Every line below should be copied exactly; drop the pictures.

SUPPLIED INFORMATION -

┄┄┄┄┄┄┄┄┄┄┄┄┄┄┄┄┄┄┄┄

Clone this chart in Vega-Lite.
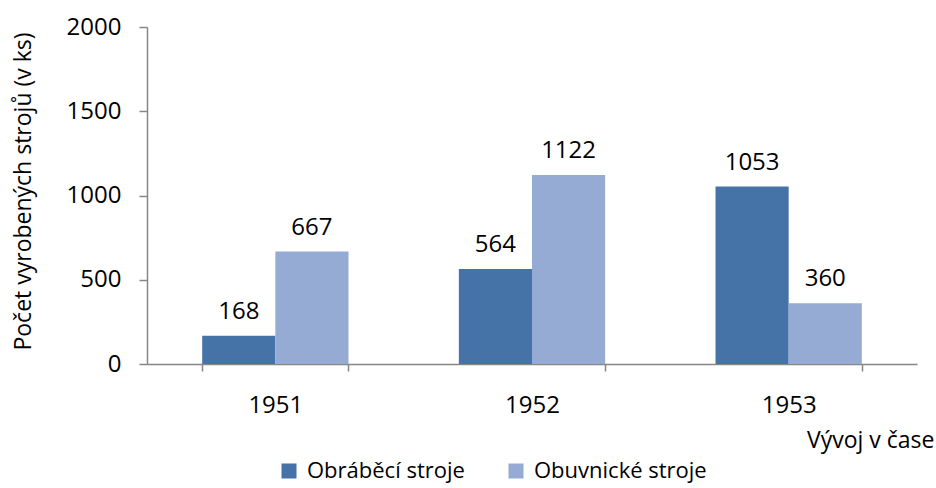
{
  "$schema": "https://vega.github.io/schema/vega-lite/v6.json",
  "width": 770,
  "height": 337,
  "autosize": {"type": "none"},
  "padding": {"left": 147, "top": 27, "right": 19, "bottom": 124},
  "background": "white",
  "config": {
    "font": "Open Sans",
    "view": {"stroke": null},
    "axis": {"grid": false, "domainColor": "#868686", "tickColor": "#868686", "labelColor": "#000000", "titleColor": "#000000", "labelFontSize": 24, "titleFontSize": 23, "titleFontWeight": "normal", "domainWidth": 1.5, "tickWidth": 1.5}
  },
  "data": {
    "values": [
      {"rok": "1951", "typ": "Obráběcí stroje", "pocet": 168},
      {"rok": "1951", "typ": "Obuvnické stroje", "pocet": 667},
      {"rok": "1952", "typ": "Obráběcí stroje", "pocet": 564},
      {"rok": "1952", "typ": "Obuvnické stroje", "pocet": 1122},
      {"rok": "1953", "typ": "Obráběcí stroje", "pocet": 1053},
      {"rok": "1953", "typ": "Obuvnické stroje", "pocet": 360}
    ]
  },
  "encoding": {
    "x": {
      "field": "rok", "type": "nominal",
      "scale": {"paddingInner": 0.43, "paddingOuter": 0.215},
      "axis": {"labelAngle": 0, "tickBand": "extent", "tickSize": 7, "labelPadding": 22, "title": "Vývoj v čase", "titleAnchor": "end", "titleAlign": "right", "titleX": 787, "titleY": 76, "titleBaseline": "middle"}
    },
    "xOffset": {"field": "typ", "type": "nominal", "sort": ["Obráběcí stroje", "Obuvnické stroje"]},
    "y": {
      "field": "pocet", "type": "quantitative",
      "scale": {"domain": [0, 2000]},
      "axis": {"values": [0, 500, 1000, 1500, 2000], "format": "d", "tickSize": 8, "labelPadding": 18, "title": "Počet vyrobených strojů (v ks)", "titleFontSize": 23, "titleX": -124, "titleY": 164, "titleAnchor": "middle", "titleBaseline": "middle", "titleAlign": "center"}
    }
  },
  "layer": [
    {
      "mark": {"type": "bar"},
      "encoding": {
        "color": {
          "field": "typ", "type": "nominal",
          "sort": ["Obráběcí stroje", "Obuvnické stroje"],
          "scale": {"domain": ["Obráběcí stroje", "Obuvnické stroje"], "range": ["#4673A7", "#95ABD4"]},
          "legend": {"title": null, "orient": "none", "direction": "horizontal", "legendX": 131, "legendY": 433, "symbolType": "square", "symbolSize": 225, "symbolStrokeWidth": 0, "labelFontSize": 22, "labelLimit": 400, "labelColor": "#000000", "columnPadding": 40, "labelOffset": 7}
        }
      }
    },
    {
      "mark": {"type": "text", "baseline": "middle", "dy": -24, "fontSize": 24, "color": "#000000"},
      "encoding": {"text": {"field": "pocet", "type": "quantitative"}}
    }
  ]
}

┄┄┄┄┄┄┄┄┄┄┄┄┄┄┄┄┄┄┄┄

COMPLETE OUTPUT -
Clone this chart in Vega-Lite.
{
  "$schema": "https://vega.github.io/schema/vega-lite/v6.json",
  "width": 770,
  "height": 337,
  "autosize": {"type": "none"},
  "padding": {"left": 147, "top": 27, "right": 19, "bottom": 124},
  "background": "white",
  "config": {
    "font": "Open Sans",
    "view": {"stroke": null},
    "axis": {"grid": false, "domainColor": "#868686", "tickColor": "#868686", "labelColor": "#000000", "titleColor": "#000000", "labelFontSize": 24, "titleFontSize": 23, "titleFontWeight": "normal", "domainWidth": 1.5, "tickWidth": 1.5}
  },
  "data": {
    "values": [
      {"rok": "1951", "typ": "Obráběcí stroje", "pocet": 168},
      {"rok": "1951", "typ": "Obuvnické stroje", "pocet": 667},
      {"rok": "1952", "typ": "Obráběcí stroje", "pocet": 564},
      {"rok": "1952", "typ": "Obuvnické stroje", "pocet": 1122},
      {"rok": "1953", "typ": "Obráběcí stroje", "pocet": 1053},
      {"rok": "1953", "typ": "Obuvnické stroje", "pocet": 360}
    ]
  },
  "encoding": {
    "x": {
      "field": "rok", "type": "nominal",
      "scale": {"paddingInner": 0.43, "paddingOuter": 0.215},
      "axis": {"labelAngle": 0, "tickBand": "extent", "tickSize": 7, "labelPadding": 22, "title": "Vývoj v čase", "titleAnchor": "end", "titleAlign": "right", "titleX": 787, "titleY": 76, "titleBaseline": "middle"}
    },
    "xOffset": {"field": "typ", "type": "nominal", "sort": ["Obráběcí stroje", "Obuvnické stroje"]},
    "y": {
      "field": "pocet", "type": "quantitative",
      "scale": {"domain": [0, 2000]},
      "axis": {"values": [0, 500, 1000, 1500, 2000], "format": "d", "tickSize": 8, "labelPadding": 18, "title": "Počet vyrobených strojů (v ks)", "titleFontSize": 23, "titleX": -124, "titleY": 164, "titleAnchor": "middle", "titleBaseline": "middle", "titleAlign": "center"}
    }
  },
  "layer": [
    {
      "mark": {"type": "bar"},
      "encoding": {
        "color": {
          "field": "typ", "type": "nominal",
          "sort": ["Obráběcí stroje", "Obuvnické stroje"],
          "scale": {"domain": ["Obráběcí stroje", "Obuvnické stroje"], "range": ["#4673A7", "#95ABD4"]},
          "legend": {"title": null, "orient": "none", "direction": "horizontal", "legendX": 131, "legendY": 433, "symbolType": "square", "symbolSize": 225, "symbolStrokeWidth": 0, "labelFontSize": 22, "labelLimit": 400, "labelColor": "#000000", "columnPadding": 40, "labelOffset": 7}
        }
      }
    },
    {
      "mark": {"type": "text", "baseline": "middle", "dy": -24, "fontSize": 24, "color": "#000000"},
      "encoding": {"text": {"field": "pocet", "type": "quantitative"}}
    }
  ]
}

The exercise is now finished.